Auxilia Katongomara Bulawayo Bureau
AT least 50 000 head of cattle succumbed to diseases in the past 12 months, amid fears that more will die if the shortage of dipping chemicals persists, legislators have said.
In its report, the Parliamentary Portfolio Committee on Lands, Agriculture, Water, Climate and Rural Resettlement said underfunding the department responsible for animal production and health has grave consequences for the economy.
The MPs report presented in Parliament during debate on National Budget on Tuesday, bemoaned underfunding in most departments under the Agriculture Ministry.
“The committee also notes that this underfunding is coming at a time when about 50 000 cattle died due to different animal diseases, including tick-borne diseases between December 2017 and November 2018. Because dip chemicals need to be imported, the firms that won the tender to supply dip chemicals have not been able to get the requisite allocation from the RBZ. Thus, the ministry’s bid had tried to factor this into account so that cattle could dip,” reads the report.

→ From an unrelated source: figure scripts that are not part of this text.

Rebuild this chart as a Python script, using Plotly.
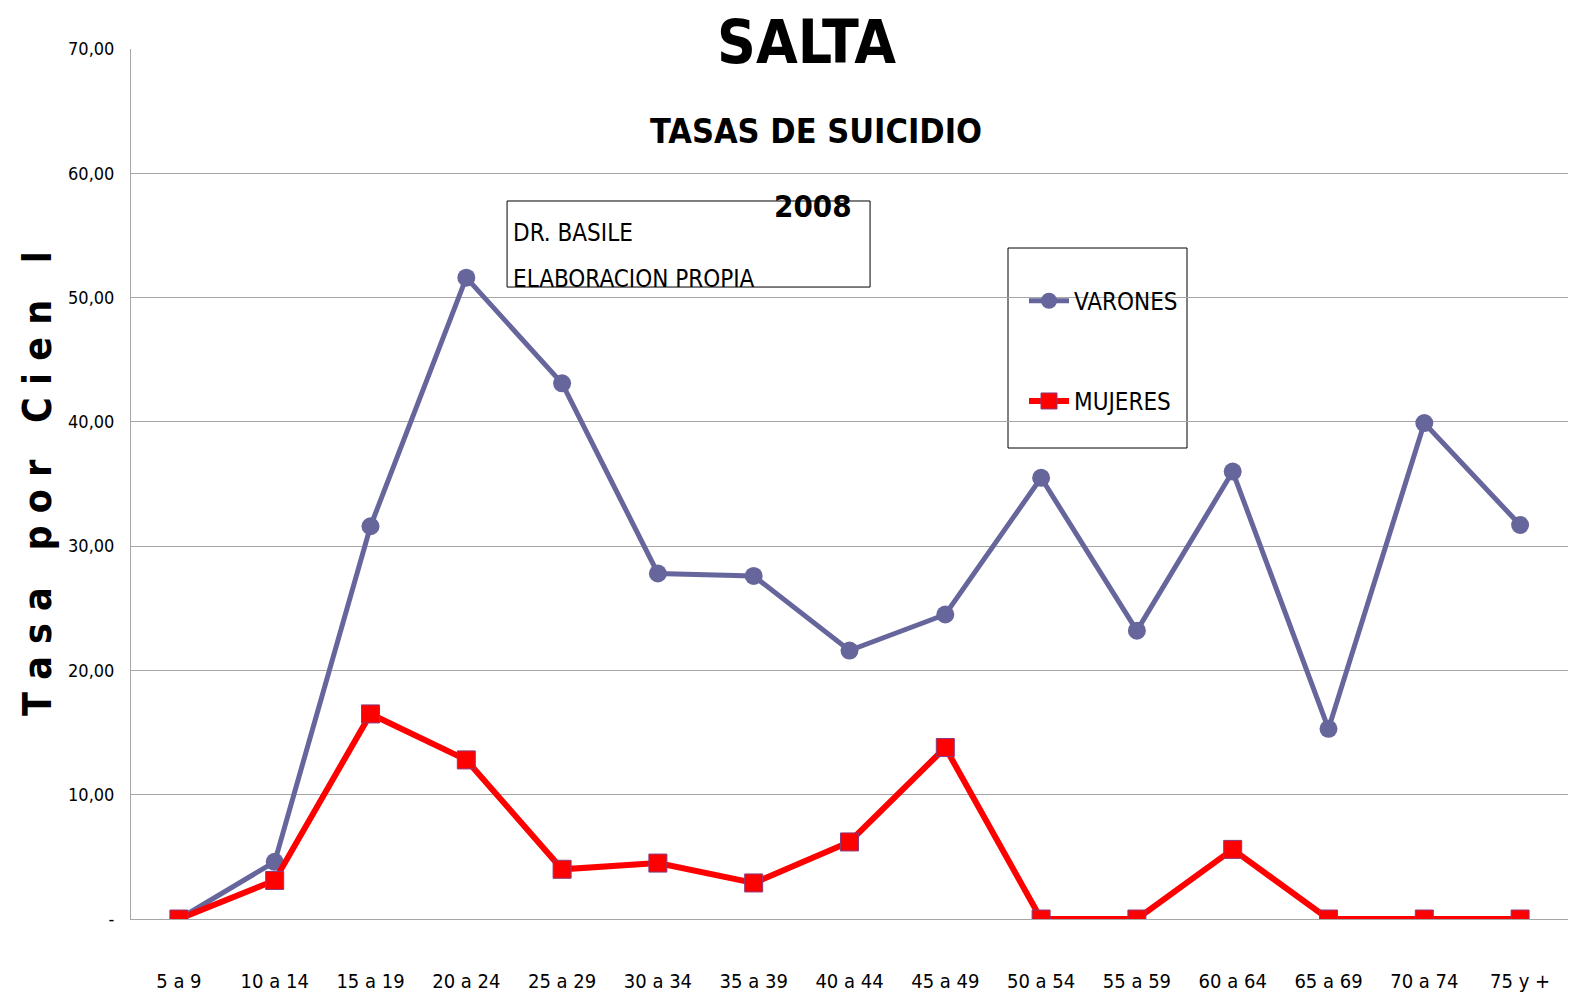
import plotly.graph_objects as go

categories = ["5 a 9", "10 a 14", "15 a 19", "20 a 24", "25 a 29", "30 a 34", "35 a 39",
              "40 a 44", "45 a 49", "50 a 54", "55 a 59", "60 a 64", "65 a 69", "70 a 74", "75 y +"]
varones = [0.0, 4.6, 31.6, 51.6, 43.1, 27.8, 27.6, 21.6, 24.5, 35.5, 23.2, 36.0, 15.3, 39.9, 31.7]
mujeres = [0.0, 3.1, 16.5, 12.8, 4.0, 4.5, 2.9, 6.2, 13.8, 0.0, 0.0, 5.6, 0.0, 0.0, 0.0]
y_ticks = [0, 10, 20, 30, 40, 50, 60, 70]
y_tick_labels = ["-", "10,00", "20,00", "30,00", "40,00", "50,00", "60,00", "70,00"]

FONT = "DejaVu Sans Condensed, Roboto, sans-serif"
x = list(range(len(categories)))

fig = go.Figure()
fig.add_trace(go.Scatter(
    x=x, y=varones, name="VARONES", mode="lines+markers",
    line=dict(color="#66669C", width=5),
    marker=dict(symbol="circle", size=18, color="#66669C"),
    legendgroup="v",
))
fig.add_trace(go.Scatter(
    x=x, y=mujeres, name="MUJERES", mode="lines+markers",
    line=dict(color="#FF0000", width=6),
    marker=dict(symbol="square", size=18, color="#FF0000", line=dict(color="#8B3A7A", width=1)),
    legendgroup="m",
))

fig.update_layout(
    width=1579, height=1002,
    margin=dict(l=131, r=11, t=49, b=83),
    paper_bgcolor="white", plot_bgcolor="white",
    font=dict(family=FONT, color="black"),
    showlegend=True,
    legend=dict(
        x=(1024 - 131) / 1437, y=0.736, xanchor="left", yanchor="top",
        borderwidth=0, bgcolor="rgba(0,0,0,0)",
        font=dict(family=FONT, size=24, color="black"),
        traceorder="grouped", tracegroupgap=66,
        itemwidth=40,
    ),
    xaxis=dict(
        tickmode="array", tickvals=x, ticktext=categories,
        range=[-0.5, 14.5], showgrid=False, zeroline=False,
        showline=True, linecolor="#A6A6A6", linewidth=1,
        ticks="", tickfont=dict(family=FONT, size=20, color="black"),
        ticklabelstandoff=44, automargin=False,
    ),
    yaxis=dict(
        range=[0, 70], tickmode="array", tickvals=y_ticks, ticktext=y_tick_labels,
        showgrid=True, gridcolor="#A6A6A6", gridwidth=1, zeroline=False,
        showline=True, linecolor="#A6A6A6", linewidth=1,
        ticks="", tickfont=dict(family=FONT, size=18, color="black"),
        ticklabelstandoff=12, automargin=False,
    ),
)

# annotation box
fig.add_shape(type="rect", xref="paper", yref="paper",
              x0=0.2617, x1=0.5143, y0=0.7264, y1=0.8253,
              line=dict(color="black", width=1), fillcolor="white", layer="below")
# legend box
fig.add_shape(type="rect", xref="paper", yref="paper",
              x0=(1008 - 131) / 1437, x1=(1187 - 131) / 1437,
              y0=(919 - 448) / 870, y1=(919 - 248) / 870,
              line=dict(color="black", width=1), fillcolor="white", layer="below")

def ann(text, xp, yp, size, xanchor="center", angle=0):
    fig.add_annotation(text=text, xref="paper", yref="paper", x=xp, y=yp,
                       xanchor=xanchor, yanchor="middle", textangle=angle,
                       showarrow=False, font=dict(family=FONT, size=size, color="black"))

ann("<b>SALTA</b>", (806 - 131) / 1437, (919 - 42) / 870, 60)
ann("<b>TASAS DE SUICIDIO</b>", (816 - 131) / 1437, (919 - 131) / 870, 34)
ann("<b>2008</b>", (813 - 131) / 1437, (919 - 206) / 870, 31)
ann("DR. BASILE", (511 - 131) / 1437, (919 - 233) / 870, 24, xanchor="left")
ann("ELABORACION PROPIA", (511 - 131) / 1437, (919 - 279) / 870, 24, xanchor="left")
ann("<b>T a s a   p o r   C i e n   l</b>", (37 - 131) / 1437, (919 - 484) / 870, 39, angle=-90)

fig.write_html("out.html", config={"displayModeBar": False},
               post_script="document.body.style.margin='0';")
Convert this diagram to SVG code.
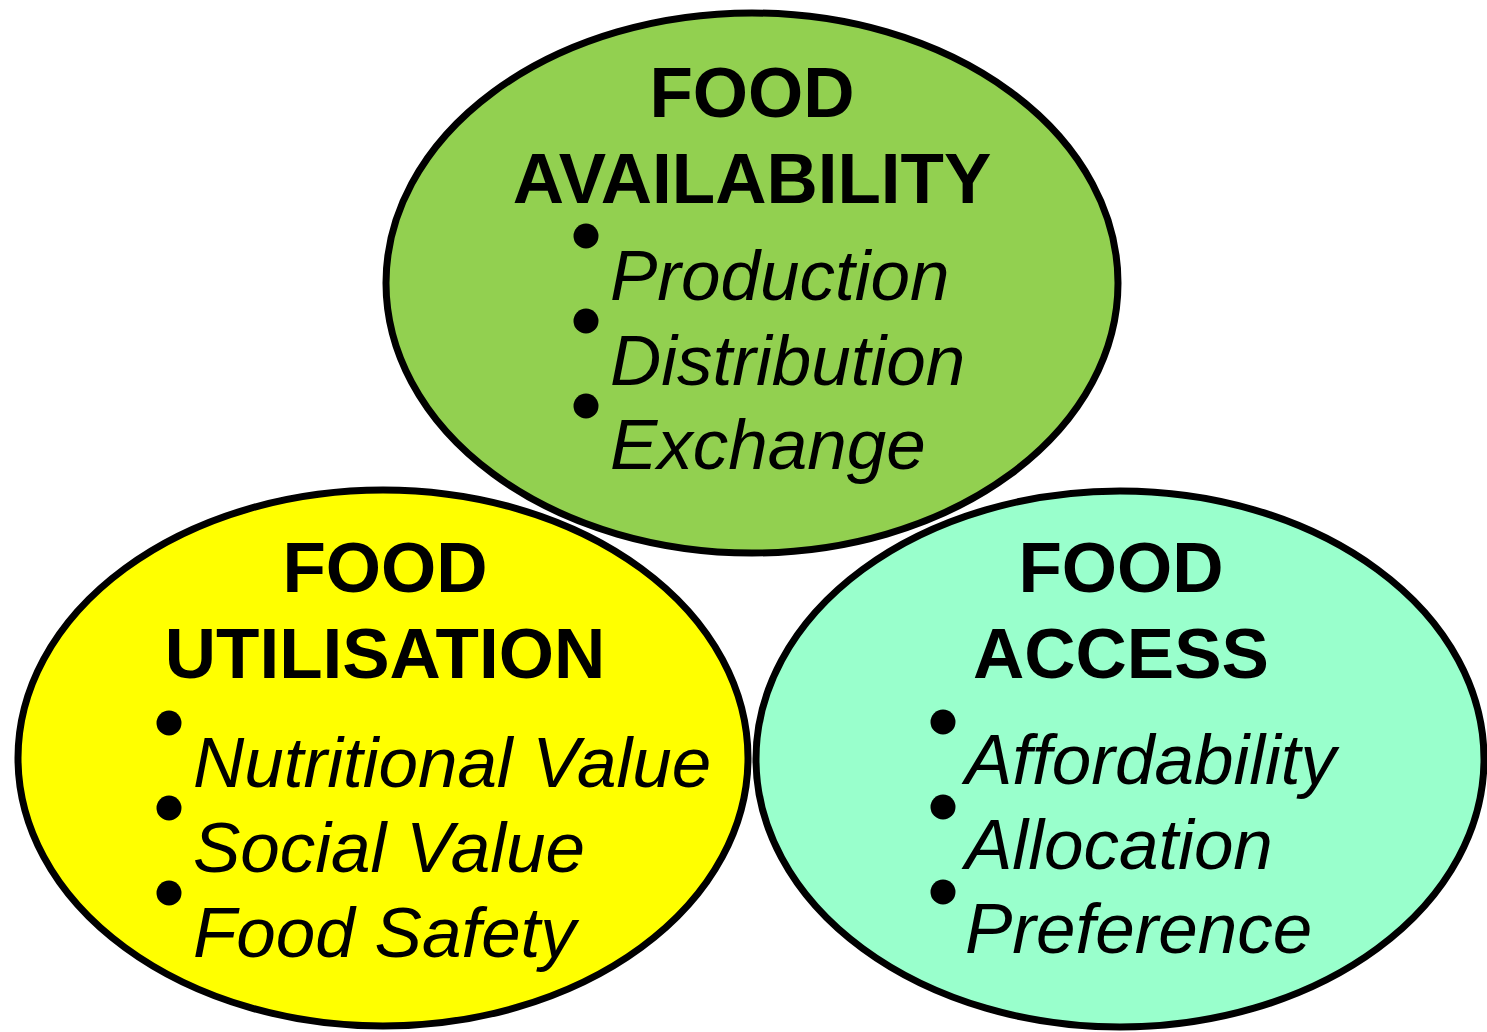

The committee said it was worried that cattle are not dipping at a time when Government also owes Botswana Vaccine Institute about $6 million.
“This means that unless Government increases allocation for this programme area, more cattle will be lost in 2019 due to livestock diseases.
“Although the Budget has allocated about $2,4 million towards the rehabilitation of at least 50 dip tanks in each province, the committee fears that cattle may still not dip due to lack of chemicals, as the reason for not dipping had nothing to do with the number or state of dip tanks, but dipping chemicals,” reads the report.
The committee said Treasury needs to adjust its resource allocation model to try as much as possible to match the allocated amount to the bid received.
It said there is need for critical programme areas such as animal production, health, extension and services; agricultural engineering and farm infrastructure advisory development; crop and livestock production extension and advisory services to be adequately funded. The committee also expressed concern over inadequate funding for irrigation schemes.
“The committee, therefore, recommends that resources for these programme areas be increased, with possibilities of taking from other programme areas which received well much more than what they had bid for,” the committee’s report said.
“The allocation per irrigation scheme is too low for quick progress. For example, 114 irrigation projects are earmarked for funding in 2019 from a total of $30, 8 million.”